My son continues: “After a while, we just skipped through us kids and stopped the videos to watch you and Dad talk and move.” There was that word ‘move’ again.

I’ve written previously about how I’m a recovered type-A, highly productive person and learned slowly how not to be busy. My son just turned 28, so the child has seen his mother move!

“I wish I knew you young!” he continues.

“It was sad to watch. Like you never thought you’d be in your 50s someday, right? Like 20 years have passed Mom!”

Good grief will he ever stop talking? I think to myself as he tells me about Disney and the coastal trips and watching my husband and I manage three kids under the age of two.

In more thoughtful terms, I agree there was something sad about reflecting upon the passage of time.

Of course, we are blessed in countless ways. But, mid-life can be sobering, when the kids move out and you have a hot minute to reflect…

Much of my life and maybe yours too has been routine. Gettin’ it done. The dishes, meals, holidays, birthdays, sports, volunteering, work, etc., all that family life requires. The truth is, children are blessed by routine. Knowing what to expect strengthens their foundation – everything from Mom and Dad being dependable, steady, trustworthy – to the hum of the washing machine, dryer and dishwasher…creating the rhythms of home.
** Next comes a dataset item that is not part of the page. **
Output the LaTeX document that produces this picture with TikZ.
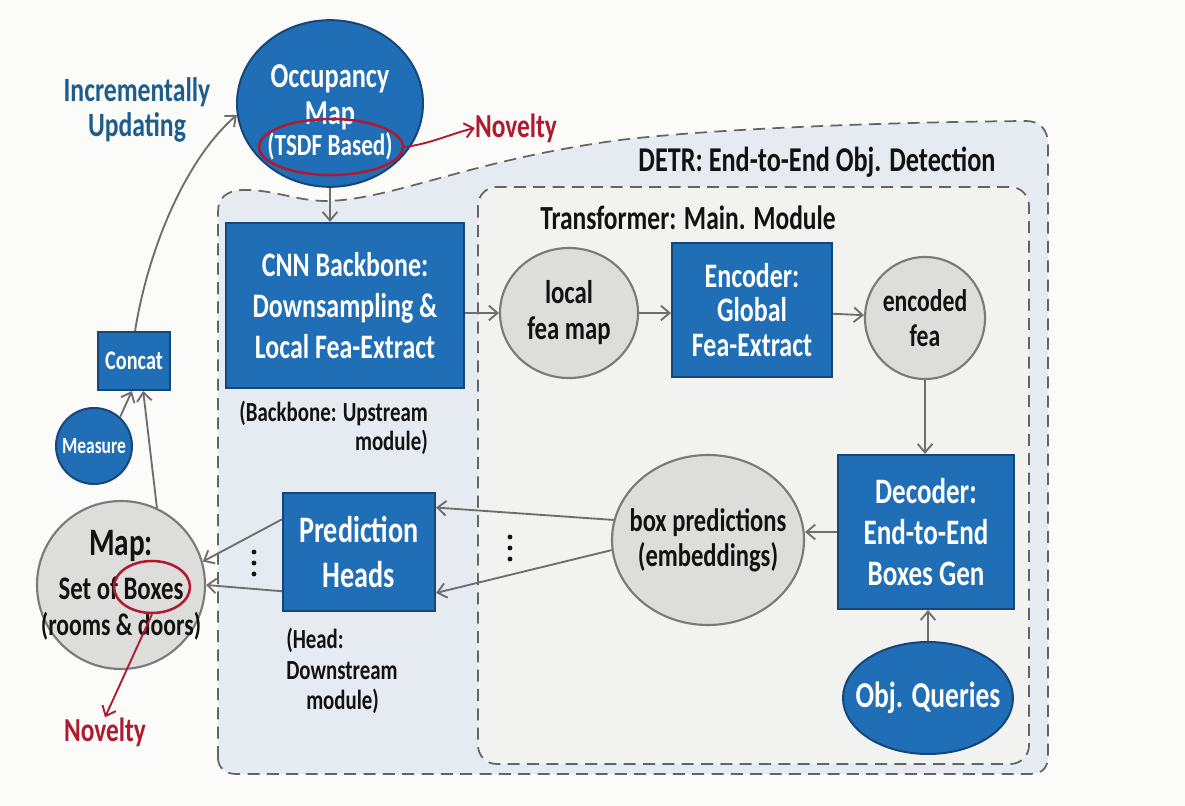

As my son’s words loitered in my head for days, I agreed it would be great if the kids could see us beyond still photos… live in our 20’s through their now 20-something eyes. Not because my neck was smoother, but because my attitude was unworn.

I felt fresh in the mornings, despite babies throwing up half the night. I expected good – from people, circumstances and the future. Being excellent at many things was easier.

I suppose it’s not unique to become a bit more serious with age. I could spin this post by using words like mid-life makes me more retrospective, reflective, introspective. Also true. But I’ve been sobered when people surprisingly disappoint. When circumstances become difficult. The future is shorter than it was thirty years ago.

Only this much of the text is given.